On 3 December, 1830, the marshal, acting under writs of fieri facias, issued on the several judgments against Lewis E. Brown, seized the funds and property in the possession of the syndics or assignees of Lewis E. Brown, and gave notice to them personally of the seizure of said funds in amount sufficient to satisfy the three several judgments. chanrobles.com-red

Page 34 U. S. 189

Job Wilson, the syndic of John Brown, Sr., had under his control notes and other assets to an amount exceeding the debt due by John Brown, Sr. to the United States. Those notes were not yet due, but were considered good, and would be applicable, when paid, to the satisfaction of the judgments rendered against the said Brown. These notes were deposited with the district attorney, who was also acting as the attorney of the said syndics, but had no authority to dispose of them to satisfy the United States.

On 9 January and 21 February, 1833, the causes came before the court, and were finally disposed of on the latter day. The counsel for the defendants, on the trial, tendered the following bill of exceptions, which was signed by the district judge.

"Be it remembered that during the trial of this cause, the counsel for the plaintiffs offered to prove by the marshal that he had made a seizure, or given notice that he seized in the hands of the defendants any funds in their hands, to a sufficient amount to satisfy the judgment obtained in the case of United States v. John Brown, Sr. and Lewis E. Brown.

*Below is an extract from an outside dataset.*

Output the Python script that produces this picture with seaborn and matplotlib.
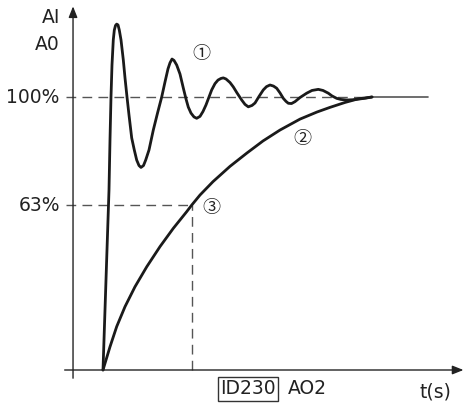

The counsel of the defendants objected to this testimony as being contrary to the statement of facts made in this case, where it is stated that a return of nulla bona had been made in said case, and because the act was done in a case to which the defendants were not parties, and because the best evidence was notice itself or true and proved copy thereof, because, if any such seizure or notice was made or given, that it should appear from the official return of the marshal."

"The counsel for the plaintiffs then offered the return of the marshal in the said case of United States v. John Brown Sr. and L. E. Brown. This the defendants' counsel objected to because the writ which issued in that case was ex parte, and these defendants were not parties, directly or indirectly, to the said case of United States v. John Brown, Sr. and L. E. Brown, and that the same was otherwise illegal."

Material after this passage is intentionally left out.